TASK DESCRIPTION:
Without the pictures, print each of the records below exactly as it appears.

Records with drawing code:
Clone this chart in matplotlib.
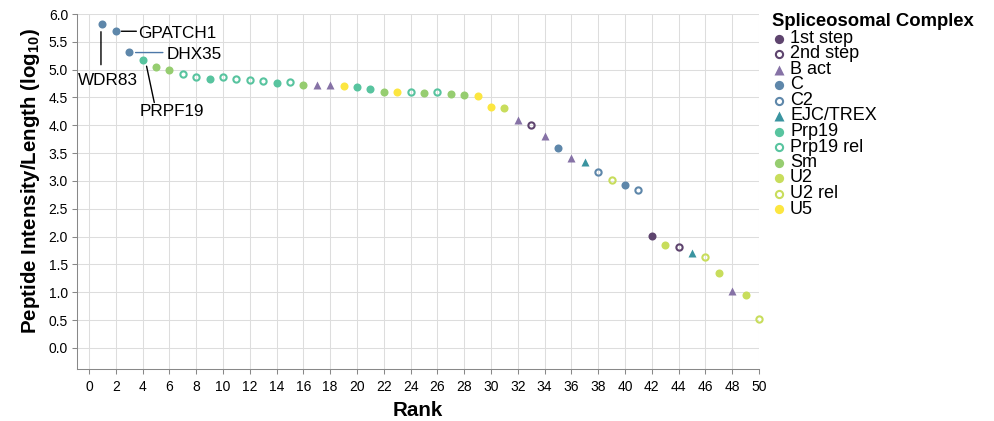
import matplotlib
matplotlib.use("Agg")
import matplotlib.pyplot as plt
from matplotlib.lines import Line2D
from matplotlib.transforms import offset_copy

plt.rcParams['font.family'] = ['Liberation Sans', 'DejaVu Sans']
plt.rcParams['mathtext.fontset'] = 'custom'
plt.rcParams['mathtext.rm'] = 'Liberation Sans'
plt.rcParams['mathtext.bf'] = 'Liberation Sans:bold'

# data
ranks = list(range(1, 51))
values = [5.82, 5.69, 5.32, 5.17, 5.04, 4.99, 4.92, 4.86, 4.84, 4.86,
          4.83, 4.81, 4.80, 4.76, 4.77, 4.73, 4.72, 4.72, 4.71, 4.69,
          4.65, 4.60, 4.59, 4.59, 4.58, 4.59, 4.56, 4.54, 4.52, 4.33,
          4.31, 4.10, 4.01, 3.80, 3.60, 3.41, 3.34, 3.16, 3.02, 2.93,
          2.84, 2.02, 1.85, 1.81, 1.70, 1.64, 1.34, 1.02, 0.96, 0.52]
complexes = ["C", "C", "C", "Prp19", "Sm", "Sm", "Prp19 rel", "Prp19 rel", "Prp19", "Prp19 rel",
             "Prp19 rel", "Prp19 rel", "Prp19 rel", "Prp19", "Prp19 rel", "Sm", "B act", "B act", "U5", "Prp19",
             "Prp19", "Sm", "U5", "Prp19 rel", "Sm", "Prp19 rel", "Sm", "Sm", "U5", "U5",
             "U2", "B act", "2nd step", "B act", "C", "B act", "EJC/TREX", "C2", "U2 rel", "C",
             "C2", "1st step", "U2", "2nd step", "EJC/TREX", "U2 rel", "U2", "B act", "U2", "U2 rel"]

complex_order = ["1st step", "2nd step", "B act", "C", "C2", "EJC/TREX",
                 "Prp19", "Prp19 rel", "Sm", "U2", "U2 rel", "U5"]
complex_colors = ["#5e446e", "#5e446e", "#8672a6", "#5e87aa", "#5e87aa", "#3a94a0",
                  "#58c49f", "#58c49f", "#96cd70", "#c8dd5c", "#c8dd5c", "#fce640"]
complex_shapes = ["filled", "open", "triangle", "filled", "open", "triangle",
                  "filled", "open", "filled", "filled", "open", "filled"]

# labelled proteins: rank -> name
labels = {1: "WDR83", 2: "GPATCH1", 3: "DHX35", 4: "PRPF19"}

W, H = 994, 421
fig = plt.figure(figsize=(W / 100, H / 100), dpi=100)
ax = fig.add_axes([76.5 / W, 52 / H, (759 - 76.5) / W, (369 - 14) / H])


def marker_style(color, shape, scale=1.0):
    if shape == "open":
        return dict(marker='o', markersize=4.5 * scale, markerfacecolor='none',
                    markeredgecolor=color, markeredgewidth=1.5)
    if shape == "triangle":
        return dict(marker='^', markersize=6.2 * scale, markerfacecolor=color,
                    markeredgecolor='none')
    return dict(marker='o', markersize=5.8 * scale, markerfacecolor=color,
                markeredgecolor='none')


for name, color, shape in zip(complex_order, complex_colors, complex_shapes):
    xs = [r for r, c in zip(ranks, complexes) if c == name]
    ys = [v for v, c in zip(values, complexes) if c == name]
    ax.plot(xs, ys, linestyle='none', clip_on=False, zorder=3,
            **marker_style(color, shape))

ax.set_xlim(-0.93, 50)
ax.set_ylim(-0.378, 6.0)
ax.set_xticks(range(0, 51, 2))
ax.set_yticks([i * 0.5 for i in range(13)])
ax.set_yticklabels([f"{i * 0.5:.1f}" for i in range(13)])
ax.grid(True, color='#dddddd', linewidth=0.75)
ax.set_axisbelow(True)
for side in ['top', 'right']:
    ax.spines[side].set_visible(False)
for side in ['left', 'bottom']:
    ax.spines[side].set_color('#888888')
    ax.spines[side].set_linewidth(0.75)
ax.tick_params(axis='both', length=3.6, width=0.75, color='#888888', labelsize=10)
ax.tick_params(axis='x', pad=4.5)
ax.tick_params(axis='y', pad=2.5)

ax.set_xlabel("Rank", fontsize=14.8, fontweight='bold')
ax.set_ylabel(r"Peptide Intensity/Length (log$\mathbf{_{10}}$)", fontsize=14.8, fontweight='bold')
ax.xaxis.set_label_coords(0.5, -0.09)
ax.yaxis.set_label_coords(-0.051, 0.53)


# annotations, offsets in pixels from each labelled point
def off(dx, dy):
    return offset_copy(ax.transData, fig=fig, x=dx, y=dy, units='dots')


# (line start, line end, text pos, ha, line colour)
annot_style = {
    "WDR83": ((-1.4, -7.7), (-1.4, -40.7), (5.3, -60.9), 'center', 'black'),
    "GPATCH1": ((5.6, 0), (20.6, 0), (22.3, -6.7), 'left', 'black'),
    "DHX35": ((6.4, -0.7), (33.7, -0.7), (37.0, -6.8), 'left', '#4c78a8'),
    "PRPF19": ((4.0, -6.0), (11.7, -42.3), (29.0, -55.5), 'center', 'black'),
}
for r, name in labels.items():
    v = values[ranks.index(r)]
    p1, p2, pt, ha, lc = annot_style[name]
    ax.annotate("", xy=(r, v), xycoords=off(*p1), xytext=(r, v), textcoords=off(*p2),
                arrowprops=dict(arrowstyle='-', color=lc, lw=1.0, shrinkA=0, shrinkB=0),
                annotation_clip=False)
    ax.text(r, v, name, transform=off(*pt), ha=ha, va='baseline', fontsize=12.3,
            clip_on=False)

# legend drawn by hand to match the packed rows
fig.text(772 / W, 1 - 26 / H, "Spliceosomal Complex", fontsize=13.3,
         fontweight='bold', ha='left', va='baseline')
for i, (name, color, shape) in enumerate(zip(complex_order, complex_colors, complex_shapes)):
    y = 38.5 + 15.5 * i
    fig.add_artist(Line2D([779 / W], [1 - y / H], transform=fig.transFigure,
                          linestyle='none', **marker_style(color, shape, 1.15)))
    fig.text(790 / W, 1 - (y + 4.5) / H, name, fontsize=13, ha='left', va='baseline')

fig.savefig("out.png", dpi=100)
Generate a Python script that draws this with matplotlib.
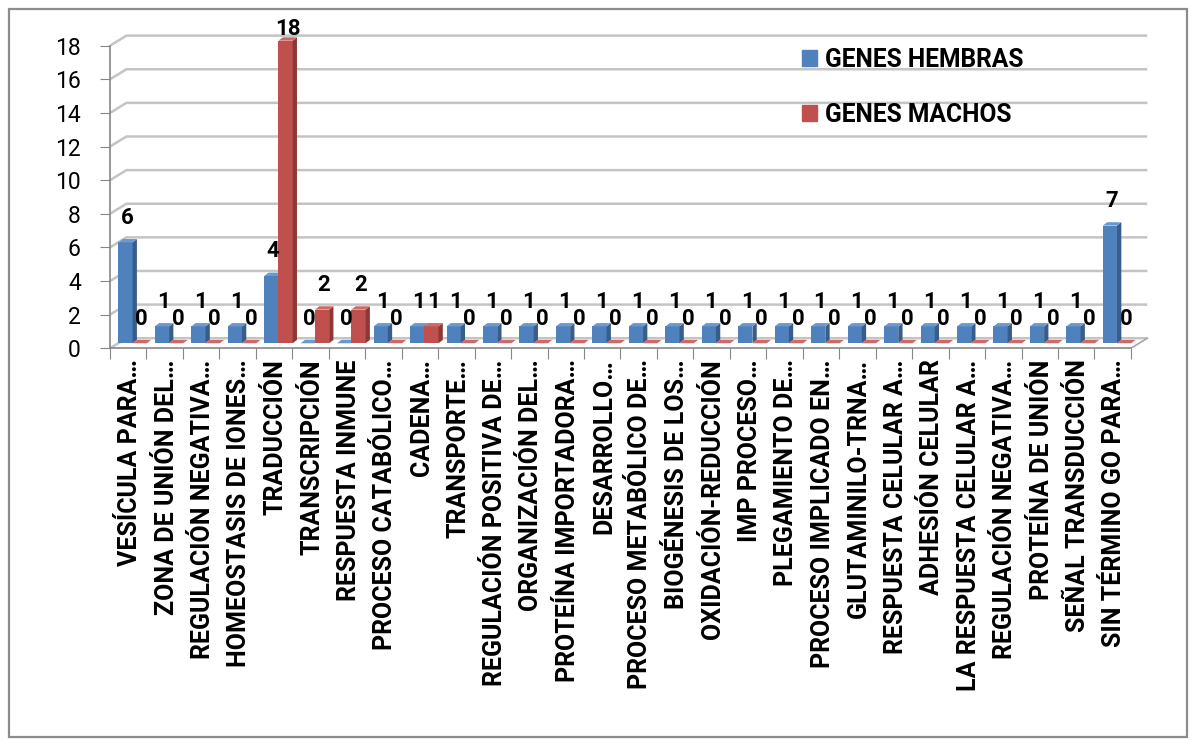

EXERCISE RESULT:
Clone this chart in matplotlib.
import matplotlib
matplotlib.use("Agg")
import matplotlib.pyplot as plt
from matplotlib.lines import Line2D
from matplotlib.transforms import offset_copy

plt.rcParams['font.family'] = ['Liberation Sans', 'DejaVu Sans']
plt.rcParams['mathtext.fontset'] = 'custom'
plt.rcParams['mathtext.rm'] = 'Liberation Sans'
plt.rcParams['mathtext.bf'] = 'Liberation Sans:bold'

# data
ranks = list(range(1, 51))
values = [5.82, 5.69, 5.32, 5.17, 5.04, 4.99, 4.92, 4.86, 4.84, 4.86,
          4.83, 4.81, 4.80, 4.76, 4.77, 4.73, 4.72, 4.72, 4.71, 4.69,
          4.65, 4.60, 4.59, 4.59, 4.58, 4.59, 4.56, 4.54, 4.52, 4.33,
          4.31, 4.10, 4.01, 3.80, 3.60, 3.41, 3.34, 3.16, 3.02, 2.93,
          2.84, 2.02, 1.85, 1.81, 1.70, 1.64, 1.34, 1.02, 0.96, 0.52]
complexes = ["C", "C", "C", "Prp19", "Sm", "Sm", "Prp19 rel", "Prp19 rel", "Prp19", "Prp19 rel",
             "Prp19 rel", "Prp19 rel", "Prp19 rel", "Prp19", "Prp19 rel", "Sm", "B act", "B act", "U5", "Prp19",
             "Prp19", "Sm", "U5", "Prp19 rel", "Sm", "Prp19 rel", "Sm", "Sm", "U5", "U5",
             "U2", "B act", "2nd step", "B act", "C", "B act", "EJC/TREX", "C2", "U2 rel", "C",
             "C2", "1st step", "U2", "2nd step", "EJC/TREX", "U2 rel", "U2", "B act", "U2", "U2 rel"]

complex_order = ["1st step", "2nd step", "B act", "C", "C2", "EJC/TREX",
                 "Prp19", "Prp19 rel", "Sm", "U2", "U2 rel", "U5"]
complex_colors = ["#5e446e", "#5e446e", "#8672a6", "#5e87aa", "#5e87aa", "#3a94a0",
                  "#58c49f", "#58c49f", "#96cd70", "#c8dd5c", "#c8dd5c", "#fce640"]
complex_shapes = ["filled", "open", "triangle", "filled", "open", "triangle",
                  "filled", "open", "filled", "filled", "open", "filled"]

# labelled proteins: rank -> name
labels = {1: "WDR83", 2: "GPATCH1", 3: "DHX35", 4: "PRPF19"}

W, H = 994, 421
fig = plt.figure(figsize=(W / 100, H / 100), dpi=100)
ax = fig.add_axes([76.5 / W, 52 / H, (759 - 76.5) / W, (369 - 14) / H])


def marker_style(color, shape, scale=1.0):
    if shape == "open":
        return dict(marker='o', markersize=4.5 * scale, markerfacecolor='none',
                    markeredgecolor=color, markeredgewidth=1.5)
    if shape == "triangle":
        return dict(marker='^', markersize=6.2 * scale, markerfacecolor=color,
                    markeredgecolor='none')
    return dict(marker='o', markersize=5.8 * scale, markerfacecolor=color,
                markeredgecolor='none')


for name, color, shape in zip(complex_order, complex_colors, complex_shapes):
    xs = [r for r, c in zip(ranks, complexes) if c == name]
    ys = [v for v, c in zip(values, complexes) if c == name]
    ax.plot(xs, ys, linestyle='none', clip_on=False, zorder=3,
            **marker_style(color, shape))

ax.set_xlim(-0.93, 50)
ax.set_ylim(-0.378, 6.0)
ax.set_xticks(range(0, 51, 2))
ax.set_yticks([i * 0.5 for i in range(13)])
ax.set_yticklabels([f"{i * 0.5:.1f}" for i in range(13)])
ax.grid(True, color='#dddddd', linewidth=0.75)
ax.set_axisbelow(True)
for side in ['top', 'right']:
    ax.spines[side].set_visible(False)
for side in ['left', 'bottom']:
    ax.spines[side].set_color('#888888')
    ax.spines[side].set_linewidth(0.75)
ax.tick_params(axis='both', length=3.6, width=0.75, color='#888888', labelsize=10)
ax.tick_params(axis='x', pad=4.5)
ax.tick_params(axis='y', pad=2.5)

ax.set_xlabel("Rank", fontsize=14.8, fontweight='bold')
ax.set_ylabel(r"Peptide Intensity/Length (log$\mathbf{_{10}}$)", fontsize=14.8, fontweight='bold')
ax.xaxis.set_label_coords(0.5, -0.09)
ax.yaxis.set_label_coords(-0.051, 0.53)


# annotations, offsets in pixels from each labelled point
def off(dx, dy):
    return offset_copy(ax.transData, fig=fig, x=dx, y=dy, units='dots')


# (line start, line end, text pos, ha, line colour)
annot_style = {
    "WDR83": ((-1.4, -7.7), (-1.4, -40.7), (5.3, -60.9), 'center', 'black'),
    "GPATCH1": ((5.6, 0), (20.6, 0), (22.3, -6.7), 'left', 'black'),
    "DHX35": ((6.4, -0.7), (33.7, -0.7), (37.0, -6.8), 'left', '#4c78a8'),
    "PRPF19": ((4.0, -6.0), (11.7, -42.3), (29.0, -55.5), 'center', 'black'),
}
for r, name in labels.items():
    v = values[ranks.index(r)]
    p1, p2, pt, ha, lc = annot_style[name]
    ax.annotate("", xy=(r, v), xycoords=off(*p1), xytext=(r, v), textcoords=off(*p2),
                arrowprops=dict(arrowstyle='-', color=lc, lw=1.0, shrinkA=0, shrinkB=0),
                annotation_clip=False)
    ax.text(r, v, name, transform=off(*pt), ha=ha, va='baseline', fontsize=12.3,
            clip_on=False)

# legend drawn by hand to match the packed rows
fig.text(772 / W, 1 - 26 / H, "Spliceosomal Complex", fontsize=13.3,
         fontweight='bold', ha='left', va='baseline')
for i, (name, color, shape) in enumerate(zip(complex_order, complex_colors, complex_shapes)):
    y = 38.5 + 15.5 * i
    fig.add_artist(Line2D([779 / W], [1 - y / H], transform=fig.transFigure,
                          linestyle='none', **marker_style(color, shape, 1.15)))
    fig.text(790 / W, 1 - (y + 4.5) / H, name, fontsize=13, ha='left', va='baseline')

fig.savefig("out.png", dpi=100)
Generate a Python script that draws this with matplotlib.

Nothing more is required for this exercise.